**Dataset content:**
****************

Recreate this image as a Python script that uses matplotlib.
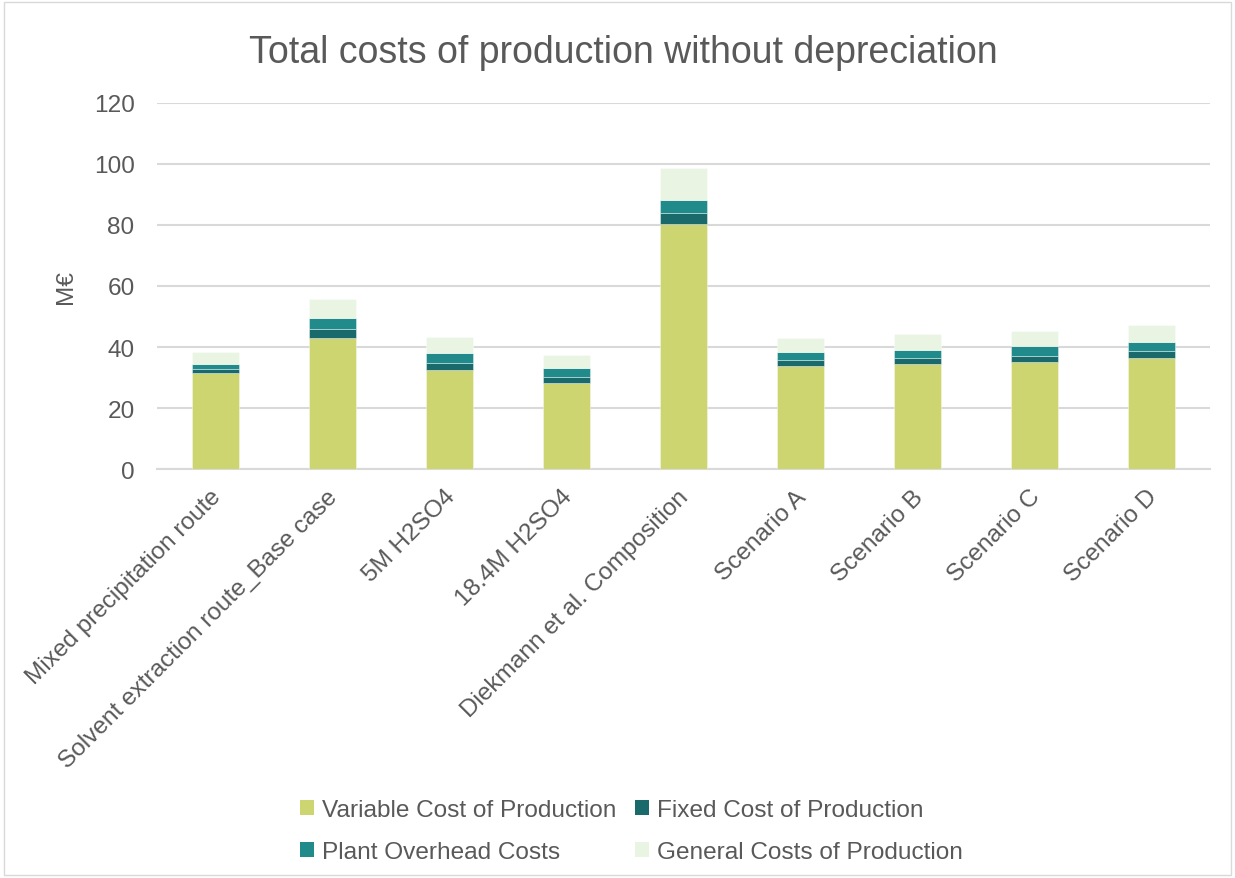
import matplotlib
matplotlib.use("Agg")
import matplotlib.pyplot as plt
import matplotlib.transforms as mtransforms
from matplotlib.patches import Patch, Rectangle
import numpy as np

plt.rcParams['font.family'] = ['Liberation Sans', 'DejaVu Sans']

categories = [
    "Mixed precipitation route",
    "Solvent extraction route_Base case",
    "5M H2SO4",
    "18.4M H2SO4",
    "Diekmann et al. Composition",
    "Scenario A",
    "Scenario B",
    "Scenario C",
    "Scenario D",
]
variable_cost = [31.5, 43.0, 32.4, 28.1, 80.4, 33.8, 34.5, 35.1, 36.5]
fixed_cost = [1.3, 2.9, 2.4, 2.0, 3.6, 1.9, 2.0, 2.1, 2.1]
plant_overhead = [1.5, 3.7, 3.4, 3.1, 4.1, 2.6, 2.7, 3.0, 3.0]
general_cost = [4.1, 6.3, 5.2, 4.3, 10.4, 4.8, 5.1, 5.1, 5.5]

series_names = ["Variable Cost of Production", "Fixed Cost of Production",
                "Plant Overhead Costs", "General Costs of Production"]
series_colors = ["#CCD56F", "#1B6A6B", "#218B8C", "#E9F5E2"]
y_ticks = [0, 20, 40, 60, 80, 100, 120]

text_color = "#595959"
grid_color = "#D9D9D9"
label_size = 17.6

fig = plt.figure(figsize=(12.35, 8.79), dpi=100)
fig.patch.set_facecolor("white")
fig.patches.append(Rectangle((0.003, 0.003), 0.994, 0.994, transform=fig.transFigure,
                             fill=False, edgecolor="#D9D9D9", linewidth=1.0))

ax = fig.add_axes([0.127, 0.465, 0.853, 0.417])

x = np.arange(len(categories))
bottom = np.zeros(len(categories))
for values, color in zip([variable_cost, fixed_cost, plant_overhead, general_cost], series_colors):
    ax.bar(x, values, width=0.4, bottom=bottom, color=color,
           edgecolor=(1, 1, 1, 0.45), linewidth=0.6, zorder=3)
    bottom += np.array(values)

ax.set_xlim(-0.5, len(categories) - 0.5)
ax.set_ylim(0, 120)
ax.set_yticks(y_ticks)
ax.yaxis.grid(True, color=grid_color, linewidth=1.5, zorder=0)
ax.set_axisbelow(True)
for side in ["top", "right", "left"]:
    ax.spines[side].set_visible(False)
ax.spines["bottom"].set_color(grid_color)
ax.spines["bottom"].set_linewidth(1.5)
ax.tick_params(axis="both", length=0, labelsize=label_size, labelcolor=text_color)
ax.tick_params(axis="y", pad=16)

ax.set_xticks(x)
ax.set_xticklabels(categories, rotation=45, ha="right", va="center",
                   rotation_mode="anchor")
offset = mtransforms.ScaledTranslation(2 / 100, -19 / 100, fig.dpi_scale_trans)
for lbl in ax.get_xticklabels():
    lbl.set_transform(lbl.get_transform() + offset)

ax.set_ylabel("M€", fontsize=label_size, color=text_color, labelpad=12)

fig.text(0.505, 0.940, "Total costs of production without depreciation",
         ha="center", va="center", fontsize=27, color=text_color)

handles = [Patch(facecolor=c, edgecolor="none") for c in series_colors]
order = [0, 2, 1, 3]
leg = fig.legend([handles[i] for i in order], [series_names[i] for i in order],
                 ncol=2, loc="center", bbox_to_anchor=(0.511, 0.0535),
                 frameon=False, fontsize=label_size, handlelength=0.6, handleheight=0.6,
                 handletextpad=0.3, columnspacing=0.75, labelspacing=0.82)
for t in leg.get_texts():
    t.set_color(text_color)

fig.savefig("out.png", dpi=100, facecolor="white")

****************

**Exercise:** Could the lines from the top of the material through the line with "bottom += np.array(values)" be repeated exactly, pictures left out?

**Response to this exercise:**
Recreate this image as a Python script that uses matplotlib.
import matplotlib
matplotlib.use("Agg")
import matplotlib.pyplot as plt
import matplotlib.transforms as mtransforms
from matplotlib.patches import Patch, Rectangle
import numpy as np

plt.rcParams['font.family'] = ['Liberation Sans', 'DejaVu Sans']

categories = [
    "Mixed precipitation route",
    "Solvent extraction route_Base case",
    "5M H2SO4",
    "18.4M H2SO4",
    "Diekmann et al. Composition",
    "Scenario A",
    "Scenario B",
    "Scenario C",
    "Scenario D",
]
variable_cost = [31.5, 43.0, 32.4, 28.1, 80.4, 33.8, 34.5, 35.1, 36.5]
fixed_cost = [1.3, 2.9, 2.4, 2.0, 3.6, 1.9, 2.0, 2.1, 2.1]
plant_overhead = [1.5, 3.7, 3.4, 3.1, 4.1, 2.6, 2.7, 3.0, 3.0]
general_cost = [4.1, 6.3, 5.2, 4.3, 10.4, 4.8, 5.1, 5.1, 5.5]

series_names = ["Variable Cost of Production", "Fixed Cost of Production",
                "Plant Overhead Costs", "General Costs of Production"]
series_colors = ["#CCD56F", "#1B6A6B", "#218B8C", "#E9F5E2"]
y_ticks = [0, 20, 40, 60, 80, 100, 120]

text_color = "#595959"
grid_color = "#D9D9D9"
label_size = 17.6

fig = plt.figure(figsize=(12.35, 8.79), dpi=100)
fig.patch.set_facecolor("white")
fig.patches.append(Rectangle((0.003, 0.003), 0.994, 0.994, transform=fig.transFigure,
                             fill=False, edgecolor="#D9D9D9", linewidth=1.0))

ax = fig.add_axes([0.127, 0.465, 0.853, 0.417])

x = np.arange(len(categories))
bottom = np.zeros(len(categories))
for values, color in zip([variable_cost, fixed_cost, plant_overhead, general_cost], series_colors):
    ax.bar(x, values, width=0.4, bottom=bottom, color=color,
           edgecolor=(1, 1, 1, 0.45), linewidth=0.6, zorder=3)
    bottom += np.array(values)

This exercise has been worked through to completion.